CHALLENGE |
In your copy, include every line of the listing below exactly but none of the pictures.

DATA SECTION |

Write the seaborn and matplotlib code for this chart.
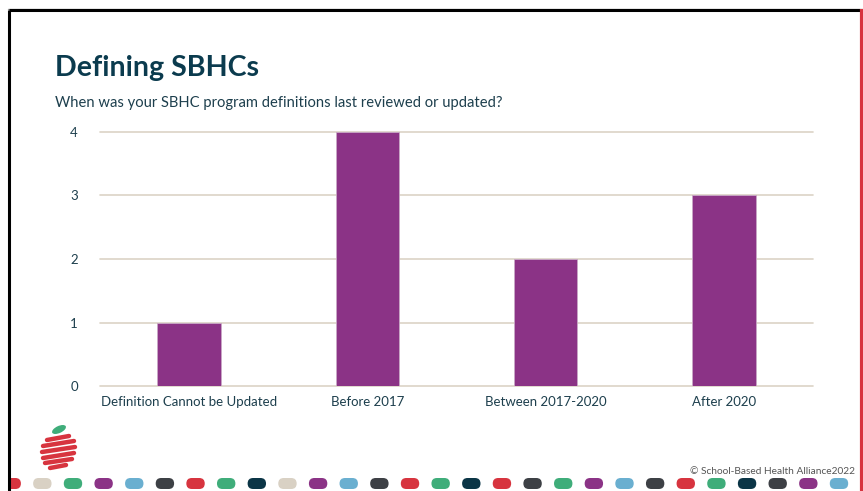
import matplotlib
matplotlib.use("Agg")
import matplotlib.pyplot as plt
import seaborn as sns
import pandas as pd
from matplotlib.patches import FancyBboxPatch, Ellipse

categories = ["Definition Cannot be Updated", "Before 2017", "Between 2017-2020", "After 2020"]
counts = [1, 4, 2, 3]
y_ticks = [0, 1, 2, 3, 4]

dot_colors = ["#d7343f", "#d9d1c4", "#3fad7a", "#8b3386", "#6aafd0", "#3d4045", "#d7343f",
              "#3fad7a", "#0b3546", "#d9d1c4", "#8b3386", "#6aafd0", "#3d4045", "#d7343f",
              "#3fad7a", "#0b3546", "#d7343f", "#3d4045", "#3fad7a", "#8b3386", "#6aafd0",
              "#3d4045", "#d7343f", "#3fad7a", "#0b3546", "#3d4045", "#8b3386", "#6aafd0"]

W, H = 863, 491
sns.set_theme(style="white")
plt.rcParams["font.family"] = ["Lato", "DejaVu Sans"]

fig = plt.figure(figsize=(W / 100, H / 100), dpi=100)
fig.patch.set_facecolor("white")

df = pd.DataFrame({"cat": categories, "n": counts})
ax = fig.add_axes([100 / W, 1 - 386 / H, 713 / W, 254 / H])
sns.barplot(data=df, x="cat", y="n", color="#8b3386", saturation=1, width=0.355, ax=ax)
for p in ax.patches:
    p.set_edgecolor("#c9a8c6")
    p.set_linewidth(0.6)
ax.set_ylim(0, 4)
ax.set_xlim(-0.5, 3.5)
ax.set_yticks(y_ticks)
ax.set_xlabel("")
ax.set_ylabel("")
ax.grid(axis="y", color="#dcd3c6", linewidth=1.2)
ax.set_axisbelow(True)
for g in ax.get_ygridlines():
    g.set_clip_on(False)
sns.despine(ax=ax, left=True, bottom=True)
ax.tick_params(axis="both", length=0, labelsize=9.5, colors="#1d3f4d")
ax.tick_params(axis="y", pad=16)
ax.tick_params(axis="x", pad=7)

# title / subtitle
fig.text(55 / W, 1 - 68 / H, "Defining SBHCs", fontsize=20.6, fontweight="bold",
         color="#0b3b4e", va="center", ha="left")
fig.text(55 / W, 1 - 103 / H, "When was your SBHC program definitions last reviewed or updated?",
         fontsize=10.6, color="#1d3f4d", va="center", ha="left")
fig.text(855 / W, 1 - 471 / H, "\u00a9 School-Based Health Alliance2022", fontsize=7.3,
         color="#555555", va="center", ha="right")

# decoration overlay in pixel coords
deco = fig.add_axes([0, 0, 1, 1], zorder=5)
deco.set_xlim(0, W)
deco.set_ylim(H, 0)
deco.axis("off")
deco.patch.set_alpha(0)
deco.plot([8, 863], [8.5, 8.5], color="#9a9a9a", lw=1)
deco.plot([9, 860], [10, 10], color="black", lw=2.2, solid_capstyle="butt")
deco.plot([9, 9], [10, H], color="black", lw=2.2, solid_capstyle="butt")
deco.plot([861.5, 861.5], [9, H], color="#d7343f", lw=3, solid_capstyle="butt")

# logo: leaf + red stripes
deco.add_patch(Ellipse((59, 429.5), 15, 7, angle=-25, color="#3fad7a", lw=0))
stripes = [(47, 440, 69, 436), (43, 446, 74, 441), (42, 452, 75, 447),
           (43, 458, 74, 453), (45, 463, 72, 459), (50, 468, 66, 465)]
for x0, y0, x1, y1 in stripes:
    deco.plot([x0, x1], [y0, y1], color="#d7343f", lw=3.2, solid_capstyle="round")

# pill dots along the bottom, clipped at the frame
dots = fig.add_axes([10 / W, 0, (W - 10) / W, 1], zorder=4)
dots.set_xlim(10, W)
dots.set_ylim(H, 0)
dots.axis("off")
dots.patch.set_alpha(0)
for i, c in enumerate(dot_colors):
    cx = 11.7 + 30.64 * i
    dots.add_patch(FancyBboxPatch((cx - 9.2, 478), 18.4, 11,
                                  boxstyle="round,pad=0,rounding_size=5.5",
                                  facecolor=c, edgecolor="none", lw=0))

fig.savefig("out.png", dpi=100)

EXERCISE ANSWER |
Write the seaborn and matplotlib code for this chart.
import matplotlib
matplotlib.use("Agg")
import matplotlib.pyplot as plt
import seaborn as sns
import pandas as pd
from matplotlib.patches import FancyBboxPatch, Ellipse

categories = ["Definition Cannot be Updated", "Before 2017", "Between 2017-2020", "After 2020"]
counts = [1, 4, 2, 3]
y_ticks = [0, 1, 2, 3, 4]

dot_colors = ["#d7343f", "#d9d1c4", "#3fad7a", "#8b3386", "#6aafd0", "#3d4045", "#d7343f",
              "#3fad7a", "#0b3546", "#d9d1c4", "#8b3386", "#6aafd0", "#3d4045", "#d7343f",
              "#3fad7a", "#0b3546", "#d7343f", "#3d4045", "#3fad7a", "#8b3386", "#6aafd0",
              "#3d4045", "#d7343f", "#3fad7a", "#0b3546", "#3d4045", "#8b3386", "#6aafd0"]

W, H = 863, 491
sns.set_theme(style="white")
plt.rcParams["font.family"] = ["Lato", "DejaVu Sans"]

fig = plt.figure(figsize=(W / 100, H / 100), dpi=100)
fig.patch.set_facecolor("white")

df = pd.DataFrame({"cat": categories, "n": counts})
ax = fig.add_axes([100 / W, 1 - 386 / H, 713 / W, 254 / H])
sns.barplot(data=df, x="cat", y="n", color="#8b3386", saturation=1, width=0.355, ax=ax)
for p in ax.patches:
    p.set_edgecolor("#c9a8c6")
    p.set_linewidth(0.6)
ax.set_ylim(0, 4)
ax.set_xlim(-0.5, 3.5)
ax.set_yticks(y_ticks)
ax.set_xlabel("")
ax.set_ylabel("")
ax.grid(axis="y", color="#dcd3c6", linewidth=1.2)
ax.set_axisbelow(True)
for g in ax.get_ygridlines():
    g.set_clip_on(False)
sns.despine(ax=ax, left=True, bottom=True)
ax.tick_params(axis="both", length=0, labelsize=9.5, colors="#1d3f4d")
ax.tick_params(axis="y", pad=16)
ax.tick_params(axis="x", pad=7)

# title / subtitle
fig.text(55 / W, 1 - 68 / H, "Defining SBHCs", fontsize=20.6, fontweight="bold",
         color="#0b3b4e", va="center", ha="left")
fig.text(55 / W, 1 - 103 / H, "When was your SBHC program definitions last reviewed or updated?",
         fontsize=10.6, color="#1d3f4d", va="center", ha="left")
fig.text(855 / W, 1 - 471 / H, "\u00a9 School-Based Health Alliance2022", fontsize=7.3,
         color="#555555", va="center", ha="right")

# decoration overlay in pixel coords
deco = fig.add_axes([0, 0, 1, 1], zorder=5)
deco.set_xlim(0, W)
deco.set_ylim(H, 0)
deco.axis("off")
deco.patch.set_alpha(0)
deco.plot([8, 863], [8.5, 8.5], color="#9a9a9a", lw=1)
deco.plot([9, 860], [10, 10], color="black", lw=2.2, solid_capstyle="butt")
deco.plot([9, 9], [10, H], color="black", lw=2.2, solid_capstyle="butt")
deco.plot([861.5, 861.5], [9, H], color="#d7343f", lw=3, solid_capstyle="butt")

# logo: leaf + red stripes
deco.add_patch(Ellipse((59, 429.5), 15, 7, angle=-25, color="#3fad7a", lw=0))
stripes = [(47, 440, 69, 436), (43, 446, 74, 441), (42, 452, 75, 447),
           (43, 458, 74, 453), (45, 463, 72, 459), (50, 468, 66, 465)]
for x0, y0, x1, y1 in stripes:
    deco.plot([x0, x1], [y0, y1], color="#d7343f", lw=3.2, solid_capstyle="round")

# pill dots along the bottom, clipped at the frame
dots = fig.add_axes([10 / W, 0, (W - 10) / W, 1], zorder=4)
dots.set_xlim(10, W)
dots.set_ylim(H, 0)
dots.axis("off")
dots.patch.set_alpha(0)
for i, c in enumerate(dot_colors):
    cx = 11.7 + 30.64 * i
    dots.add_patch(FancyBboxPatch((cx - 9.2, 478), 18.4, 11,
                                  boxstyle="round,pad=0,rounding_size=5.5",
                                  facecolor=c, edgecolor="none", lw=0))

fig.savefig("out.png", dpi=100)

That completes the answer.